(Given instruction)
Copy from the first line below down to and including the line with "plt.rcParams['mathtext.it'] = 'Liberation". Skip the pictures.

(Supplied material)
-------

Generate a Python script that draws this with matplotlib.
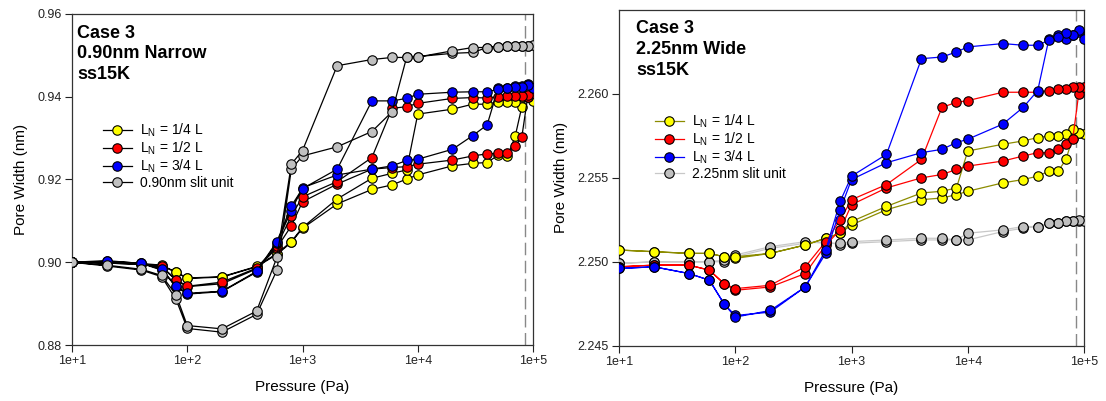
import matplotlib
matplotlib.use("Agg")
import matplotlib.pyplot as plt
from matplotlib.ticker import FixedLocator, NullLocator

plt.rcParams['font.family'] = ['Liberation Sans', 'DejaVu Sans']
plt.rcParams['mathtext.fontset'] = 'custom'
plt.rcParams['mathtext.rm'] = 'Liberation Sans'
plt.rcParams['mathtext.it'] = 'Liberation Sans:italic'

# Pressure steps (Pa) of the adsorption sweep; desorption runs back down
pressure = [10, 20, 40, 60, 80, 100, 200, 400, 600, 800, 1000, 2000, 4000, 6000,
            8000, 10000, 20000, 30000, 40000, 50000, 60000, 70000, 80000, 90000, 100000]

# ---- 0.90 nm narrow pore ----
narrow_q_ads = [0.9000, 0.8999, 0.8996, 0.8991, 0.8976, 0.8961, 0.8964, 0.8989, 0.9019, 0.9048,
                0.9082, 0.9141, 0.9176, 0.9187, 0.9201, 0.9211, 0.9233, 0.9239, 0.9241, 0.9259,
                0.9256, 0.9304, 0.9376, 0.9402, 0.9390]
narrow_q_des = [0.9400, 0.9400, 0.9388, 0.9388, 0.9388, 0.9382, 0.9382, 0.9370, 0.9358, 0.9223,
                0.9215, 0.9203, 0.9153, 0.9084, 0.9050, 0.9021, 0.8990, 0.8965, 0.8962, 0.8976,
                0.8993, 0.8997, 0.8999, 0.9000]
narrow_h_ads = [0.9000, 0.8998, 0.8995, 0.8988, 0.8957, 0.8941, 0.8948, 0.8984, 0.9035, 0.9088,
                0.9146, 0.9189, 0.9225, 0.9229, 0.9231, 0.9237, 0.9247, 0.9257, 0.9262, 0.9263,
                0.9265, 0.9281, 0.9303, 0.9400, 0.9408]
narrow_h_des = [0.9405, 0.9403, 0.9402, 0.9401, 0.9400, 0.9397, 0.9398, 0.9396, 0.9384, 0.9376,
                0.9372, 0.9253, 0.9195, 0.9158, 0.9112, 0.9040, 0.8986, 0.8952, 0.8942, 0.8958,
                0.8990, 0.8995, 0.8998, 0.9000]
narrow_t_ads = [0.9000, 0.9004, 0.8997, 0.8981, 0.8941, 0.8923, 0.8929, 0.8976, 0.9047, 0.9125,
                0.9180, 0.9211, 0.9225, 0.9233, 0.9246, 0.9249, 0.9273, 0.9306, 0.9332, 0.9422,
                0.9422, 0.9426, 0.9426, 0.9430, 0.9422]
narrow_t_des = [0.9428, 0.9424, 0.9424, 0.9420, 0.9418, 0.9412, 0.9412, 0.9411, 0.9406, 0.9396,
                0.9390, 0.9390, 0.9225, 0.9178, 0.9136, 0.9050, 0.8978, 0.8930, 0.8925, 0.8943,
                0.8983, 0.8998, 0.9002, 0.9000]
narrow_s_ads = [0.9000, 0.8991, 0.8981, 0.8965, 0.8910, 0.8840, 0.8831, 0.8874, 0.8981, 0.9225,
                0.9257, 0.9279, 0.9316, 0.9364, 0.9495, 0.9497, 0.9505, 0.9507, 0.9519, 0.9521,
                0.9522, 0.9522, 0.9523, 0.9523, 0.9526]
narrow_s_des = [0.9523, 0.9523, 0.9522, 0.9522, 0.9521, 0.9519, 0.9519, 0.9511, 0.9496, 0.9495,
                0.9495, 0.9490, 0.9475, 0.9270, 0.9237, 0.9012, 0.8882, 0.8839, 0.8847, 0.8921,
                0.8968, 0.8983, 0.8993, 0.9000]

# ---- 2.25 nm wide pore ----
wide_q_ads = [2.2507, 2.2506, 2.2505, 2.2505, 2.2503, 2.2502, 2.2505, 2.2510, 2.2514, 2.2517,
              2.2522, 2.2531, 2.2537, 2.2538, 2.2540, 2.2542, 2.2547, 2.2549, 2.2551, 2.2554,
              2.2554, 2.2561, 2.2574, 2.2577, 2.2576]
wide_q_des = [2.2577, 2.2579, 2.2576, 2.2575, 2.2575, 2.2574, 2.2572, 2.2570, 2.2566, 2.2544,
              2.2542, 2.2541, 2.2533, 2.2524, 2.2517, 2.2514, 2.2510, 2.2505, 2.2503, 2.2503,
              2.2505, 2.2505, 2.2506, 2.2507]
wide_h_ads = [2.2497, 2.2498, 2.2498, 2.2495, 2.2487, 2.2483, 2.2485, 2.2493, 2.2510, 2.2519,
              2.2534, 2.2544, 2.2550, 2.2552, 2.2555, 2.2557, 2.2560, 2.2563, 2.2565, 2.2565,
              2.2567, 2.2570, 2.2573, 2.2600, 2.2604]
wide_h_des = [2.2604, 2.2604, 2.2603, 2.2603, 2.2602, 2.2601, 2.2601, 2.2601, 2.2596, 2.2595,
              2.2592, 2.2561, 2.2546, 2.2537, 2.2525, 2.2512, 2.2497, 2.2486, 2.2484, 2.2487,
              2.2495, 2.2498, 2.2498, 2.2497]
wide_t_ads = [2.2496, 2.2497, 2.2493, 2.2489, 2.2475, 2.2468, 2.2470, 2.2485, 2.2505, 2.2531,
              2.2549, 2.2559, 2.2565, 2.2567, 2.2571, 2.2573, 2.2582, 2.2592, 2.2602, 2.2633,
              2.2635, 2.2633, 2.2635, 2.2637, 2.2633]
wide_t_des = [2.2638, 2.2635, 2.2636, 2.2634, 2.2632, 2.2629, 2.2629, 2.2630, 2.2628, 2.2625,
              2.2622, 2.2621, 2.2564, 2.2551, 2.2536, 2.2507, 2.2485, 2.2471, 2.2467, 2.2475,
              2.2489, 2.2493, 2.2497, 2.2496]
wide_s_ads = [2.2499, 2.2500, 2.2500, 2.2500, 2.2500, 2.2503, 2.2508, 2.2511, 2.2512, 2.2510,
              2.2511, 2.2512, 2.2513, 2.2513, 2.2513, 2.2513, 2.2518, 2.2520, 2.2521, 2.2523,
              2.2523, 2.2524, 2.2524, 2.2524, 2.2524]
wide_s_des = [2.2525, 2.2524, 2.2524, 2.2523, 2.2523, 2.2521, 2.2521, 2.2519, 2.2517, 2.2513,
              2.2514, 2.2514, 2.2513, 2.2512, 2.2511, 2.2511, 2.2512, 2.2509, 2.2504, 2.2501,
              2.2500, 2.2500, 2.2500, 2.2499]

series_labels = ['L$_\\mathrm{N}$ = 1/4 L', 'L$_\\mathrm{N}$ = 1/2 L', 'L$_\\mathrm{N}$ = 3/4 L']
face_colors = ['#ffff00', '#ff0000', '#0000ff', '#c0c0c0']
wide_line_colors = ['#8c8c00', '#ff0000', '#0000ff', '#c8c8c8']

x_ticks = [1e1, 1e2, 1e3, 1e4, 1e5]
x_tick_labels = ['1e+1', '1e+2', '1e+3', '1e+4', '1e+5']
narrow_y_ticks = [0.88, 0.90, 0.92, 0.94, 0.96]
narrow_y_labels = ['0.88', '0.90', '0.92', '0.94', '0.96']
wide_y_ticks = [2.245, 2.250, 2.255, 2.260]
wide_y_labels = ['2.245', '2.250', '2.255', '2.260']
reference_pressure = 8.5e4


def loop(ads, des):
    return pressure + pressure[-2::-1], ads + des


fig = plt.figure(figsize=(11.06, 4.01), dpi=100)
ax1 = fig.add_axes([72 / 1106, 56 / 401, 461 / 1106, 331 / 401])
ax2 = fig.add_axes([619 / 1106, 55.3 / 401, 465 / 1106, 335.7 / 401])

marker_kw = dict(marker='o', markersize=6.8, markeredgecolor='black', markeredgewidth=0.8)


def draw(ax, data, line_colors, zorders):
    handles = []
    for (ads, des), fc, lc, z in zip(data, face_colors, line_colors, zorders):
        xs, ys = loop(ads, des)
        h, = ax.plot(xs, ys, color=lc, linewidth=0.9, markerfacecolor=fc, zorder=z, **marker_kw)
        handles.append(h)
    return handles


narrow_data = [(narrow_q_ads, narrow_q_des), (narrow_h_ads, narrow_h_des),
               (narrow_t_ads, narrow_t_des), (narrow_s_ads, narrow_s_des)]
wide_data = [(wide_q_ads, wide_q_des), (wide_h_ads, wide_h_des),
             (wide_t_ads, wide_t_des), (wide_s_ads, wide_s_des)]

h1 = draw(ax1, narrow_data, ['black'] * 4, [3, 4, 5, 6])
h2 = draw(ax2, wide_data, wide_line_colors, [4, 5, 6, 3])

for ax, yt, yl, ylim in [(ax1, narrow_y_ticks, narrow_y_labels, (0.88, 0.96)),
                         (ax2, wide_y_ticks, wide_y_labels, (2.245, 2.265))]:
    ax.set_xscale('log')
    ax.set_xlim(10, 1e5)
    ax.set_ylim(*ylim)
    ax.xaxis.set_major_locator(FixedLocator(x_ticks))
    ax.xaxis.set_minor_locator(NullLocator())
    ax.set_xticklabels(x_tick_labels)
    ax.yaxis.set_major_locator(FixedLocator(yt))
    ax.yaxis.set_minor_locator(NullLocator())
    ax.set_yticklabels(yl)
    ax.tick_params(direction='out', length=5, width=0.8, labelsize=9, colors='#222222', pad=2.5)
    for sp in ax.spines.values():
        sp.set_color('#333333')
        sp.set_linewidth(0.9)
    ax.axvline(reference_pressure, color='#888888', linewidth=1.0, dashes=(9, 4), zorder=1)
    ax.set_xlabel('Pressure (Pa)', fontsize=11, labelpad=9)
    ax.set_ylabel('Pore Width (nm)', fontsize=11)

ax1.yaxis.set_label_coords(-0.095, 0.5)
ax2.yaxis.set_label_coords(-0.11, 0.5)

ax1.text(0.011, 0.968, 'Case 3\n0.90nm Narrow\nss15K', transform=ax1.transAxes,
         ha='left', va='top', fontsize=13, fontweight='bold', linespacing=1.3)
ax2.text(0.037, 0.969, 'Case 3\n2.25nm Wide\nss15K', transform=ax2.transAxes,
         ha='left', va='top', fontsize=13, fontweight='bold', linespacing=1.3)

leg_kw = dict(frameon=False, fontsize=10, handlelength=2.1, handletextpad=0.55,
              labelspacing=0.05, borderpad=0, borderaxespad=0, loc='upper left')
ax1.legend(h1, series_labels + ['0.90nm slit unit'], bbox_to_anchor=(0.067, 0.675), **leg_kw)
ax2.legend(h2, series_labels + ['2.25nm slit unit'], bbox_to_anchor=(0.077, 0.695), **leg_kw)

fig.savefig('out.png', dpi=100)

-------

(Response below)
Generate a Python script that draws this with matplotlib.
import matplotlib
matplotlib.use("Agg")
import matplotlib.pyplot as plt
from matplotlib.ticker import FixedLocator, NullLocator

plt.rcParams['font.family'] = ['Liberation Sans', 'DejaVu Sans']
plt.rcParams['mathtext.fontset'] = 'custom'
plt.rcParams['mathtext.rm'] = 'Liberation Sans'
plt.rcParams['mathtext.it'] = 'Liberation Sans:italic'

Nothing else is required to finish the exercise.